* BEGIN Excerpted data *
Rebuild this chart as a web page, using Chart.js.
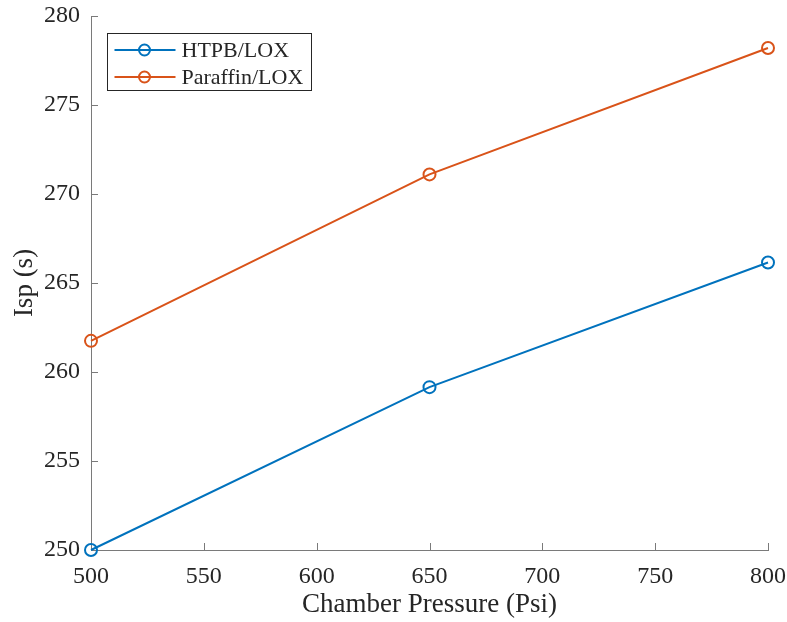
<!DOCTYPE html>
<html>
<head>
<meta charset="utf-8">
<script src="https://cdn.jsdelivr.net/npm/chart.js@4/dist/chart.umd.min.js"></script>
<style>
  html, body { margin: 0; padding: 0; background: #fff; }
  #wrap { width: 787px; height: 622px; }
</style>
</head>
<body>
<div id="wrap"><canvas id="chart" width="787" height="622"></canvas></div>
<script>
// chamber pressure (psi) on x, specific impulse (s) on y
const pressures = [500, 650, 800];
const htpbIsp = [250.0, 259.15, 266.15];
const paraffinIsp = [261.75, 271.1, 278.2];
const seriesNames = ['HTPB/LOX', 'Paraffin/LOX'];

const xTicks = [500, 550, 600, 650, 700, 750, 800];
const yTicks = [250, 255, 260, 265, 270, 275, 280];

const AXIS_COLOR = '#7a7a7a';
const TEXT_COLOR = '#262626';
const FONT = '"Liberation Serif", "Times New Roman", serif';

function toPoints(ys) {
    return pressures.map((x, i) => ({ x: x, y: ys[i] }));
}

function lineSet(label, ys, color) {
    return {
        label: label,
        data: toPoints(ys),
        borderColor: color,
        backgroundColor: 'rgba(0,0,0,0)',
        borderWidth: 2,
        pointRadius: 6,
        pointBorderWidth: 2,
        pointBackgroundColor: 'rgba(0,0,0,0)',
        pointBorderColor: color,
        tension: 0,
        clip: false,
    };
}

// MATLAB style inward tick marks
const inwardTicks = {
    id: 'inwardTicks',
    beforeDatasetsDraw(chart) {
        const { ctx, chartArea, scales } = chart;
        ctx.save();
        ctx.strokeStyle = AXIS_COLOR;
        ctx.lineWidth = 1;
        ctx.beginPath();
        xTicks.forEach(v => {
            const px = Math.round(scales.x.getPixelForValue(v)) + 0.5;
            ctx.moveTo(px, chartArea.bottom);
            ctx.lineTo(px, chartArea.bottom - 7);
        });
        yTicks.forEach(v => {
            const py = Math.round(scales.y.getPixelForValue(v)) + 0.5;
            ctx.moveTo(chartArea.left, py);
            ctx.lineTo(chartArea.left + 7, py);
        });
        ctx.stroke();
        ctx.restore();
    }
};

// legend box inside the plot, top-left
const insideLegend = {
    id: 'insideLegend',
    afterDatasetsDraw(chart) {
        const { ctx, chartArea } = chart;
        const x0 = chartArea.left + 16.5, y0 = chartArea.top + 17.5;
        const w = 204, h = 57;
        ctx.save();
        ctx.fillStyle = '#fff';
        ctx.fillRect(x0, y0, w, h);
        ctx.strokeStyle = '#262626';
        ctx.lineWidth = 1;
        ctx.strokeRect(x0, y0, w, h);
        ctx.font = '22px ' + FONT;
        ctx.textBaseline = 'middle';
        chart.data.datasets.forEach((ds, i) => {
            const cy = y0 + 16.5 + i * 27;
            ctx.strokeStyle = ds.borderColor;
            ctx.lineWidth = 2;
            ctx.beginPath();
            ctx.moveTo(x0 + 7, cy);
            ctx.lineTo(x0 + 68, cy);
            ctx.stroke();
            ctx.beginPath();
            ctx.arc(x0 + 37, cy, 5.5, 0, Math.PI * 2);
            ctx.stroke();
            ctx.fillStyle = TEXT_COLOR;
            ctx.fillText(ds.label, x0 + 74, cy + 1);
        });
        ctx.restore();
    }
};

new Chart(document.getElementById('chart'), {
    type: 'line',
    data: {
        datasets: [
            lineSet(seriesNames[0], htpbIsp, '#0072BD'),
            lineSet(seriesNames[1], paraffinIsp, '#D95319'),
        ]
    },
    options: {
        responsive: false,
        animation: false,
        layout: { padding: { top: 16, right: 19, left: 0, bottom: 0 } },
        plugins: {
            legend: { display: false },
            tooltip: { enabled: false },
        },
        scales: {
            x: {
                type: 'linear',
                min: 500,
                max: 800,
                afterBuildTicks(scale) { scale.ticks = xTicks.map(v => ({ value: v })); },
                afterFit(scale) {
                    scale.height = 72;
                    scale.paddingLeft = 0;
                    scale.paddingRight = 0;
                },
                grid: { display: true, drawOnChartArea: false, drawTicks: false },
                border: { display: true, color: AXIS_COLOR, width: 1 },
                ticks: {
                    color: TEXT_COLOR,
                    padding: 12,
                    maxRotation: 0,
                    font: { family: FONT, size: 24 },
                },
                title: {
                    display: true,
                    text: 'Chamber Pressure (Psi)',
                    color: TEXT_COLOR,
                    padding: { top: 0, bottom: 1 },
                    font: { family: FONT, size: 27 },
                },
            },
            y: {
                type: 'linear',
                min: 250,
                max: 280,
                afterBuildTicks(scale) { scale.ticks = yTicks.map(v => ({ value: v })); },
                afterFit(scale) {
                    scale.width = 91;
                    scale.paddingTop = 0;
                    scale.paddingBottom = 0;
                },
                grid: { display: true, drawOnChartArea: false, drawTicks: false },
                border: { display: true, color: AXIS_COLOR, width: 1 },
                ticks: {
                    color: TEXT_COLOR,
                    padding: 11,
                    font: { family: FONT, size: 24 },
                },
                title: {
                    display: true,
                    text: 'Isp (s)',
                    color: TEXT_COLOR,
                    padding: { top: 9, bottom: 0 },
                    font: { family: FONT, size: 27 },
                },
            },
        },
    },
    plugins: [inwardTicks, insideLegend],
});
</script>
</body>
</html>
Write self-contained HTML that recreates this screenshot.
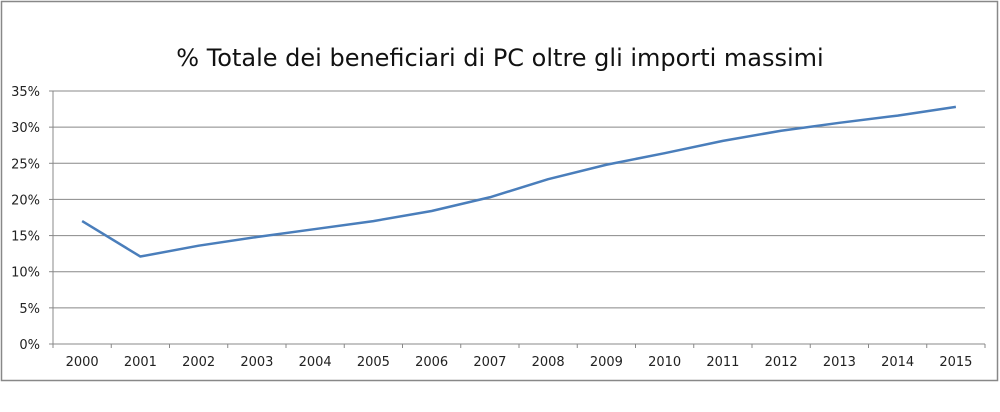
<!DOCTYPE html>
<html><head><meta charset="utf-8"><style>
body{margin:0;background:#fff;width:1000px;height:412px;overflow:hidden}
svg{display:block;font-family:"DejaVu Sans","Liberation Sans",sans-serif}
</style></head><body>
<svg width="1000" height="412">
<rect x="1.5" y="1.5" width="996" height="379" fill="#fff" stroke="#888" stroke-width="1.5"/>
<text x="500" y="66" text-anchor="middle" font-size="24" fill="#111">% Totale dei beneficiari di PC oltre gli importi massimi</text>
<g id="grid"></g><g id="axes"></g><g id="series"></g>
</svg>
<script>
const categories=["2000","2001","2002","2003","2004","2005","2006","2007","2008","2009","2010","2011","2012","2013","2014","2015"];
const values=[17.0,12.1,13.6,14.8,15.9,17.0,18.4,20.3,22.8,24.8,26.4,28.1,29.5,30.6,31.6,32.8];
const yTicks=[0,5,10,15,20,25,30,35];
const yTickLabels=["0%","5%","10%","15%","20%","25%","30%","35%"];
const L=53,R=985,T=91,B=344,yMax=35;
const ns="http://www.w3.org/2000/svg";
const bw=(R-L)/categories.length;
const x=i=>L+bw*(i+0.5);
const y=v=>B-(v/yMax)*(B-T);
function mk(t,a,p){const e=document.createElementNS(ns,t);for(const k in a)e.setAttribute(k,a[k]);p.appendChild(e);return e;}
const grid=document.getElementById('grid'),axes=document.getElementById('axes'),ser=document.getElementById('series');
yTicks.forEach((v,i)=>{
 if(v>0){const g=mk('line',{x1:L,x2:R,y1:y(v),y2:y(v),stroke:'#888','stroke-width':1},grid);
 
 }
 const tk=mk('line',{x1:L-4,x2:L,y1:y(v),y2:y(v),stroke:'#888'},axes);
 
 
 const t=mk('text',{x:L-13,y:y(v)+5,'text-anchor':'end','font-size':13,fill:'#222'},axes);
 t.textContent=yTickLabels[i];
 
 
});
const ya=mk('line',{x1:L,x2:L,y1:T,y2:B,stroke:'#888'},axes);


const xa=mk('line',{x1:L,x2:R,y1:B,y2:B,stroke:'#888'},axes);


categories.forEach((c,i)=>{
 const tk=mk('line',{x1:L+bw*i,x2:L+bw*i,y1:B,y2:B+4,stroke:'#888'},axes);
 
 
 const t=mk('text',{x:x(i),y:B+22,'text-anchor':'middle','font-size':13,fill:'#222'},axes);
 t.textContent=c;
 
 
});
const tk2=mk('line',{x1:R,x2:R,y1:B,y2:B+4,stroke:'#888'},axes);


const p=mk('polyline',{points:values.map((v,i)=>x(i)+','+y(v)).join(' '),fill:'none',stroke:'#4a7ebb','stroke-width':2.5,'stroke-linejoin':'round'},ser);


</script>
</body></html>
* END Excerpted data *
Copy nothing but the lines from the top of the data down to the line containing "const seriesNames = ['HTPB/LOX', 'Paraffin/LOX'];", and leave the pictures out.

## Response for this exercise
Rebuild this chart as a web page, using Chart.js.
<!DOCTYPE html>
<html>
<head>
<meta charset="utf-8">
<script src="https://cdn.jsdelivr.net/npm/chart.js@4/dist/chart.umd.min.js"></script>
<style>
  html, body { margin: 0; padding: 0; background: #fff; }
  #wrap { width: 787px; height: 622px; }
</style>
</head>
<body>
<div id="wrap"><canvas id="chart" width="787" height="622"></canvas></div>
<script>
// chamber pressure (psi) on x, specific impulse (s) on y
const pressures = [500, 650, 800];
const htpbIsp = [250.0, 259.15, 266.15];
const paraffinIsp = [261.75, 271.1, 278.2];
const seriesNames = ['HTPB/LOX', 'Paraffin/LOX'];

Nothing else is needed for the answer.